Malicious text messages can crash many types of mobile phones, including devices by Samsung, Sony Ericsson, Motorola and LG, according to a presentation given at the Chaos Communication Congress hacking conference this week in Berlin.
Nicknamed ‘SMS of Death,’ the attacks were outlined by Collin Mulliner, a security researcher at the Technical University in Berlin and his colleague, Nico Golde.
After establishing a GSM network in their lab, the two sent thousands of messages to a variety of phones. Some phones had their calls interrupted during testing, others got disconnected from their network. Some phones, however, were “bricked,” or rendered inoperative by the malicious text messages.
Phones by Samsung for example were particularly hit hard when sent multi-part text messages. Phones by the handset manufacturer LG were also found to be adversly affected by strategically-composed MMS messages.
These types of phones, known as “feature phones,” still comprise 85 percent of the world’s cell phones. While they allow their users to listen to MP3s and surf the web, they’re less advanced than Androids and iPhones and rarely receive firmware updates.

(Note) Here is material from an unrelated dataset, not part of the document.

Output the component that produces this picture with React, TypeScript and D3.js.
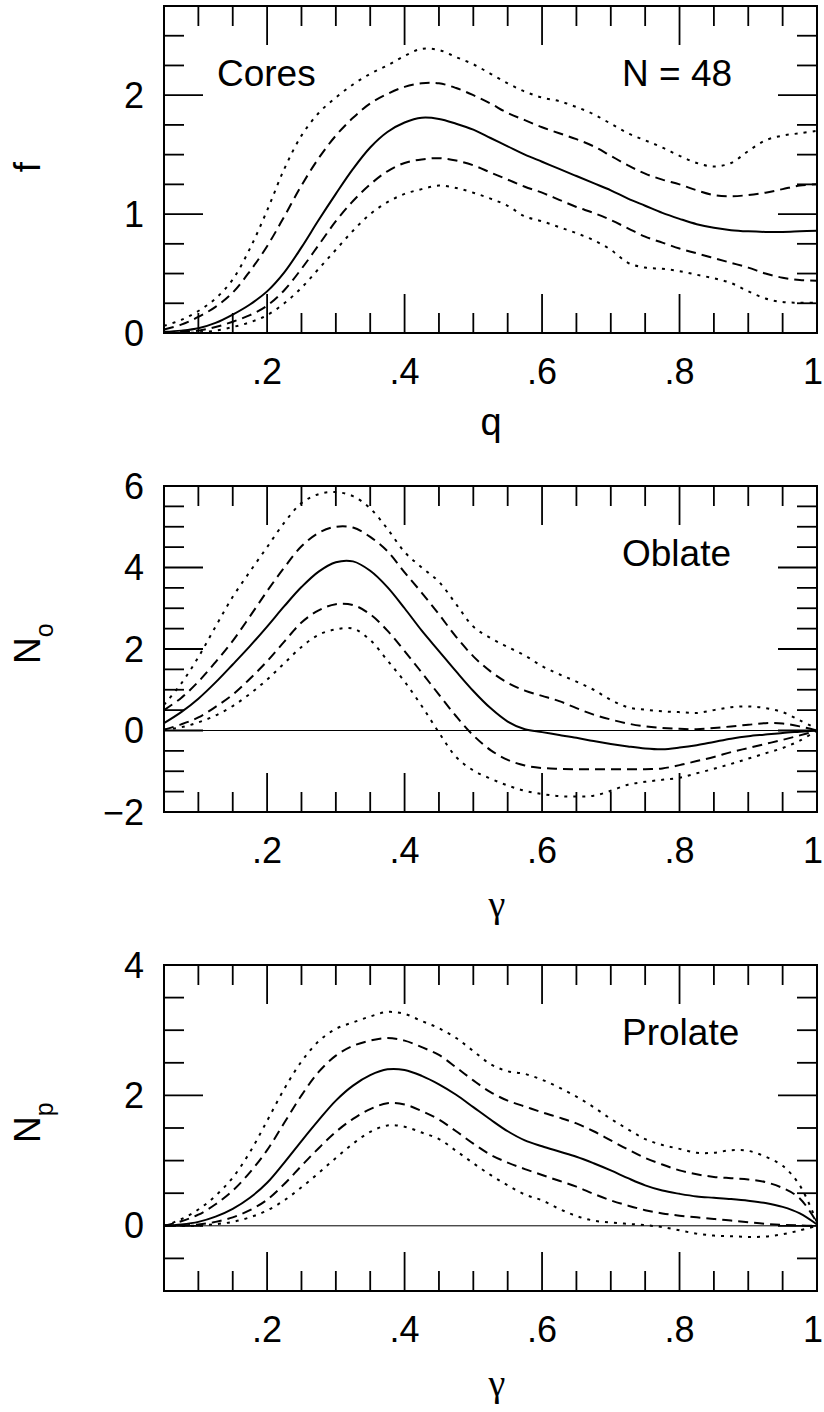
import React from 'react';
import * as d3 from 'd3';

// sampling grid shared by every curve (q for Cores, gamma for the others)
const grid = [
  0.05, 0.075, 0.1, 0.125, 0.15, 0.175, 0.2, 0.225, 0.25, 0.275,
  0.3, 0.325, 0.35, 0.375, 0.4, 0.425, 0.45, 0.475, 0.5, 0.525,
  0.55, 0.575, 0.6, 0.625, 0.65, 0.675, 0.7, 0.725, 0.75, 0.775,
  0.8, 0.825, 0.85, 0.875, 0.9, 0.925, 0.95, 0.975, 1.0,
];

// Cores, f(q)
const coresMid = [0.01, 0.02, 0.04, 0.085, 0.155, 0.24, 0.35, 0.51, 0.72, 0.95, 1.17, 1.38, 1.56, 1.69, 1.77, 1.81, 1.80, 1.76, 1.71, 1.64, 1.57, 1.50, 1.44, 1.38, 1.32, 1.26, 1.20, 1.13, 1.07, 1.01, 0.96, 0.915, 0.885, 0.865, 0.855, 0.85, 0.85, 0.855, 0.86];
const coresHi1 = [0.03, 0.07, 0.135, 0.22, 0.34, 0.52, 0.73, 0.98, 1.24, 1.47, 1.66, 1.81, 1.93, 2.01, 2.07, 2.10, 2.10, 2.06, 2.00, 1.93, 1.85, 1.79, 1.73, 1.68, 1.63, 1.57, 1.49, 1.41, 1.34, 1.29, 1.25, 1.20, 1.16, 1.15, 1.16, 1.18, 1.21, 1.24, 1.25];
const coresLo1 = [0.0, 0.01, 0.02, 0.05, 0.095, 0.15, 0.23, 0.36, 0.54, 0.74, 0.94, 1.11, 1.25, 1.36, 1.43, 1.46, 1.47, 1.45, 1.41, 1.35, 1.29, 1.23, 1.18, 1.12, 1.06, 1.01, 0.95, 0.88, 0.81, 0.76, 0.71, 0.67, 0.63, 0.59, 0.55, 0.50, 0.465, 0.445, 0.44];
const coresHi2 = [0.06, 0.11, 0.185, 0.29, 0.45, 0.71, 1.03, 1.38, 1.66, 1.85, 1.98, 2.09, 2.18, 2.25, 2.33, 2.39, 2.38, 2.32, 2.26, 2.18, 2.10, 2.03, 1.98, 1.95, 1.90, 1.84, 1.76, 1.68, 1.62, 1.56, 1.49, 1.43, 1.40, 1.43, 1.53, 1.62, 1.66, 1.68, 1.70];
const coresLo2 = [0.0, 0.0, 0.005, 0.02, 0.05, 0.09, 0.15, 0.25, 0.38, 0.54, 0.70, 0.86, 1.00, 1.10, 1.17, 1.21, 1.24, 1.22, 1.18, 1.13, 1.07, 0.98, 0.94, 0.89, 0.84, 0.78, 0.70, 0.59, 0.55, 0.54, 0.52, 0.49, 0.46, 0.42, 0.35, 0.29, 0.26, 0.255, 0.255];

// Oblate, N_o(gamma)
const oblateMid = [0.18, 0.45, 0.78, 1.18, 1.62, 2.07, 2.55, 3.05, 3.52, 3.90, 4.13, 4.15, 3.92, 3.52, 3.0, 2.45, 1.95, 1.45, 0.97, 0.55, 0.22, 0.03, -0.04, -0.11, -0.18, -0.26, -0.33, -0.39, -0.44, -0.46, -0.42, -0.36, -0.28, -0.20, -0.14, -0.10, -0.06, -0.03, 0.0];
const oblateHi1 = [0.5, 0.8, 1.2, 1.68, 2.2, 2.8, 3.42, 4.0, 4.52, 4.85, 5.0, 4.98, 4.75, 4.40, 3.88, 3.38, 2.85, 2.3, 1.82, 1.45, 1.17, 0.98, 0.85, 0.72, 0.55, 0.39, 0.27, 0.17, 0.10, 0.06, 0.04, 0.03, 0.06, 0.10, 0.14, 0.18, 0.17, 0.10, 0.0];
const oblateLo1 = [0.02, 0.15, 0.32, 0.58, 0.88, 1.27, 1.70, 2.18, 2.65, 2.95, 3.10, 3.08, 2.85, 2.45, 1.95, 1.42, 0.88, 0.35, -0.12, -0.48, -0.72, -0.86, -0.92, -0.94, -0.95, -0.95, -0.95, -0.95, -0.95, -0.93, -0.85, -0.75, -0.65, -0.53, -0.43, -0.33, -0.23, -0.12, 0.0];
const oblateHi2 = [0.63, 1.15, 1.8, 2.55, 3.28, 3.9, 4.5, 5.1, 5.58, 5.8, 5.85, 5.75, 5.45, 4.95, 4.38, 4.0, 3.65, 3.1, 2.55, 2.27, 2.05, 1.84, 1.58, 1.38, 1.2, 1.0, 0.75, 0.57, 0.51, 0.47, 0.45, 0.43, 0.50, 0.57, 0.59, 0.55, 0.45, 0.25, 0.04];
const oblateLo2 = [0.02, 0.08, 0.2, 0.37, 0.6, 0.9, 1.25, 1.65, 2.05, 2.35, 2.48, 2.5, 2.22, 1.72, 1.2, 0.6, -0.05, -0.65, -0.98, -1.18, -1.35, -1.48, -1.56, -1.61, -1.62, -1.60, -1.48, -1.33, -1.26, -1.21, -1.16, -1.05, -0.94, -0.82, -0.69, -0.56, -0.43, -0.25, 0.0];

// Prolate, N_p(gamma)
const prolateMid = [0.0, 0.02, 0.06, 0.14, 0.26, 0.43, 0.66, 0.97, 1.30, 1.62, 1.92, 2.15, 2.31, 2.40, 2.39, 2.30, 2.17, 2.01, 1.82, 1.63, 1.45, 1.31, 1.22, 1.14, 1.06, 0.96, 0.85, 0.73, 0.62, 0.54, 0.49, 0.45, 0.43, 0.41, 0.385, 0.35, 0.29, 0.19, 0.02];
const prolateHi1 = [0.0, 0.07, 0.17, 0.33, 0.54, 0.82, 1.16, 1.58, 2.0, 2.36, 2.61, 2.76, 2.84, 2.88, 2.84, 2.74, 2.62, 2.43, 2.23, 2.05, 1.92, 1.83, 1.74, 1.66, 1.57, 1.45, 1.31, 1.17, 1.04, 0.94, 0.85, 0.79, 0.75, 0.73, 0.71, 0.67, 0.58, 0.42, 0.05];
const prolateLo1 = [0.0, 0.005, 0.02, 0.06, 0.13, 0.24, 0.40, 0.64, 0.92, 1.19, 1.44, 1.64, 1.79, 1.88, 1.86, 1.76, 1.63, 1.45, 1.26, 1.09, 0.97, 0.87, 0.78, 0.69, 0.60, 0.49, 0.39, 0.31, 0.24, 0.19, 0.155, 0.13, 0.105, 0.08, 0.055, 0.03, 0.015, 0.005, 0.0];
const prolateHi2 = [0.0, 0.1, 0.25, 0.46, 0.74, 1.13, 1.61, 2.10, 2.52, 2.83, 3.02, 3.12, 3.21, 3.28, 3.25, 3.14, 3.03, 2.88, 2.68, 2.48, 2.37, 2.33, 2.24, 2.12, 1.98, 1.82, 1.64, 1.48, 1.33, 1.24, 1.18, 1.12, 1.12, 1.16, 1.15, 1.06, 0.92, 0.62, 0.05];
const prolateLo2 = [0.0, 0.0, 0.005, 0.025, 0.06, 0.13, 0.235, 0.39, 0.59, 0.81, 1.04, 1.26, 1.44, 1.54, 1.52, 1.43, 1.33, 1.15, 0.96, 0.78, 0.62, 0.48, 0.39, 0.26, 0.15, 0.08, 0.05, 0.03, 0.01, -0.02, -0.07, -0.12, -0.15, -0.16, -0.17, -0.165, -0.13, -0.07, 0.0];

// ticks
const xMajor = [0.2, 0.4, 0.6, 0.8, 1];
const xMajorLabels = ['.2', '.4', '.6', '.8', '1'];
const xMinor = [0.1, 0.15, 0.25, 0.3, 0.35, 0.45, 0.5, 0.55, 0.65, 0.7, 0.75, 0.85, 0.9, 0.95];

const coresYMajor = [0, 1, 2];
const coresYLabels = ['0', '1', '2'];
const coresYMinor = [0.25, 0.5, 0.75, 1.25, 1.5, 1.75, 2.25, 2.5];

const oblateYMajor = [-2, 0, 2, 4, 6];
const oblateYLabels = ['\u22122', '0', '2', '4', '6'];
const oblateYMinor = [-1.5, -1, -0.5, 0.5, 1, 1.5, 2.5, 3, 3.5, 4.5, 5, 5.5];

const prolateYMajor = [0, 2, 4];
const prolateYLabels = ['0', '2', '4'];
const prolateYMinor = [-0.5, 0.5, 1, 1.5, 2.5, 3, 3.5];

const W = 824;
const H = 1412;
const LEFT = 164;
const RIGHT = 817;
const MAJOR = 39;
const MINOR = 20;
const FONT = '"Liberation Sans", Arial, Helvetica, sans-serif';
const SERIF = '"Liberation Serif", "Times New Roman", serif';

const DASHED = '10,6';
const DOTTED = '3,6';

const x = d3.scaleLinear().domain([0.05, 1]).range([LEFT, RIGHT]);

const panels = [
  {
    key: 'cores', top: 6, bottom: 333, domain: [0, 2.75],
    yMajor: coresYMajor, yLabels: coresYLabels, yMinor: coresYMinor,
    zeroLine: false,
    series: [coresHi2, coresHi1, coresMid, coresLo1, coresLo2],
    xTitle: 'q', xTitleFont: FONT, xTitleX: 491, xTitleDy: 102,
    yTitle: 'f', ySub: '', yTitleY: 167, yAnchor: 'middle',
    notes: [
      { text: 'Cores', x: 217 },
      { text: 'N = 48', x: 622 },
    ],
  },
  {
    key: 'oblate', top: 486, bottom: 812, domain: [-2, 6],
    yMajor: oblateYMajor, yLabels: oblateYLabels, yMinor: oblateYMinor,
    zeroLine: true,
    series: [oblateHi2, oblateHi1, oblateMid, oblateLo1, oblateLo2],
    xTitle: '\u03b3', xTitleFont: SERIF, xTitleX: 497, xTitleDy: 105,
    yTitle: 'N', ySub: 'o', yTitleY: 664, yAnchor: 'start',
    notes: [{ text: 'Oblate', x: 622 }],
  },
  {
    key: 'prolate', top: 965, bottom: 1291, domain: [-1, 4],
    yMajor: prolateYMajor, yLabels: prolateYLabels, yMinor: prolateYMinor,
    zeroLine: true,
    series: [prolateHi2, prolateHi1, prolateMid, prolateLo1, prolateLo2],
    xTitle: '\u03b3', xTitleFont: SERIF, xTitleX: 497, xTitleDy: 105,
    yTitle: 'N', ySub: 'p', yTitleY: 1143, yAnchor: 'start',
    notes: [{ text: 'Prolate', x: 622 }],
  },
];

// outer dotted, inner dashed, solid median
const seriesDash = [DOTTED, DASHED, null, DASHED, DOTTED];

function Panel({ p }: { p: any }) {
  const y = d3.scaleLinear().domain(p.domain).range([p.bottom, p.top]);
  const line = d3.line<number>()
    .x((_, i) => x(grid[i]))
    .y(d => y(d))
    .curve(d3.curveCatmullRom.alpha(0.5));

  const tick = (x1: number, y1: number, x2: number, y2: number, k: string) => (
    <line key={k} x1={x1} y1={y1} x2={x2} y2={y2} stroke="#000" strokeWidth={1.8} />
  );

  return (
    <g>
      {p.zeroLine && (
        <line x1={LEFT} x2={RIGHT} y1={y(0)} y2={y(0)} stroke="#000" strokeWidth={1} />
      )}

      {p.series.map((vals: number[], i: number) => (
        <path
          key={i}
          d={line(vals) || ''}
          fill="none"
          stroke="#000"
          strokeWidth={2}
          strokeDasharray={seriesDash[i] || undefined}
        />
      ))}

      {/* x ticks, bottom and top, pointing inward */}
      {xMajor.map(t => tick(x(t), p.bottom, x(t), p.bottom - MAJOR, 'bM' + t))}
      {xMinor.map(t => tick(x(t), p.bottom, x(t), p.bottom - MINOR, 'bm' + t))}
      {xMajor.map(t => tick(x(t), p.top, x(t), p.top + MAJOR, 'tM' + t))}
      {xMinor.map(t => tick(x(t), p.top, x(t), p.top + MINOR, 'tm' + t))}

      {/* y ticks, left and right */}
      {p.yMajor.map((t: number) => tick(LEFT, y(t), LEFT + MAJOR, y(t), 'lM' + t))}
      {p.yMinor.map((t: number) => tick(LEFT, y(t), LEFT + MINOR, y(t), 'lm' + t))}
      {p.yMajor.map((t: number) => tick(RIGHT, y(t), RIGHT - MAJOR, y(t), 'rM' + t))}
      {p.yMinor.map((t: number) => tick(RIGHT, y(t), RIGHT - MINOR, y(t), 'rm' + t))}

      <rect
        x={LEFT} y={p.top} width={RIGHT - LEFT} height={p.bottom - p.top}
        fill="none" stroke="#000" strokeWidth={2}
      />

      {xMajor.map((t, i) => {
        // the last label sits on the page edge, keep it inside
        const last = i === xMajor.length - 1;
        return (
          <text key={'xl' + t} x={last ? W - 1 : x(t)} y={p.bottom + 51}
            textAnchor={last ? 'end' : 'middle'}
            fontFamily={FONT} fontSize={36}>{xMajorLabels[i]}</text>
        );
      })}
      {p.yMajor.map((t: number, i: number) => (
        <text key={'yl' + t} x={144} y={y(t) + 12.5} textAnchor="end"
          fontFamily={FONT} fontSize={36}>{p.yLabels[i]}</text>
      ))}

      <text x={p.xTitleX} y={p.bottom + p.xTitleDy} textAnchor="middle"
        fontFamily={p.xTitleFont} fontSize={38}>{p.xTitle}</text>

      <text transform={`translate(40, ${p.yTitleY}) rotate(-90)`} textAnchor={p.yAnchor}
        fontFamily={FONT} fontSize={37}>
        {p.yTitle}
        {p.ySub && <tspan fontSize={25} dy={13}>{p.ySub}</tspan>}
      </text>

      {p.notes.map((n: any) => (
        <text key={n.text} x={n.x} y={p.top + 80}
          fontFamily={FONT} fontSize={37}>{n.text}</text>
      ))}
    </g>
  );
}

export default function App() {
  return (
    <div style={{ position: 'absolute', left: 0, top: 0 }}>
      <svg width={W} height={H} style={{ display: 'block', background: '#fff' }}>
        <rect width={W} height={H} fill="#fff" />
        {panels.map(p => <Panel key={p.key} p={p} />)}
      </svg>
    </div>
  );
}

As smartphones grow more popular, so do their security shortcomings. This summer brought the first SMS Trojan for Android. And cracks were also found in code for the iPhone and Blackberry. This week, researchers at Lookout Security said they had discovered a data stealing Trojan horse program that works on Android phones and that communicates with botnet-style command and control servers on the Internet.
Mulliner encouraged manufacturers carry out more stringent firmware updates for older phones, warning that ‘SMS of Death’ attacks are further proof that attackers’ aren’t completely focused on newer smartphone platforms.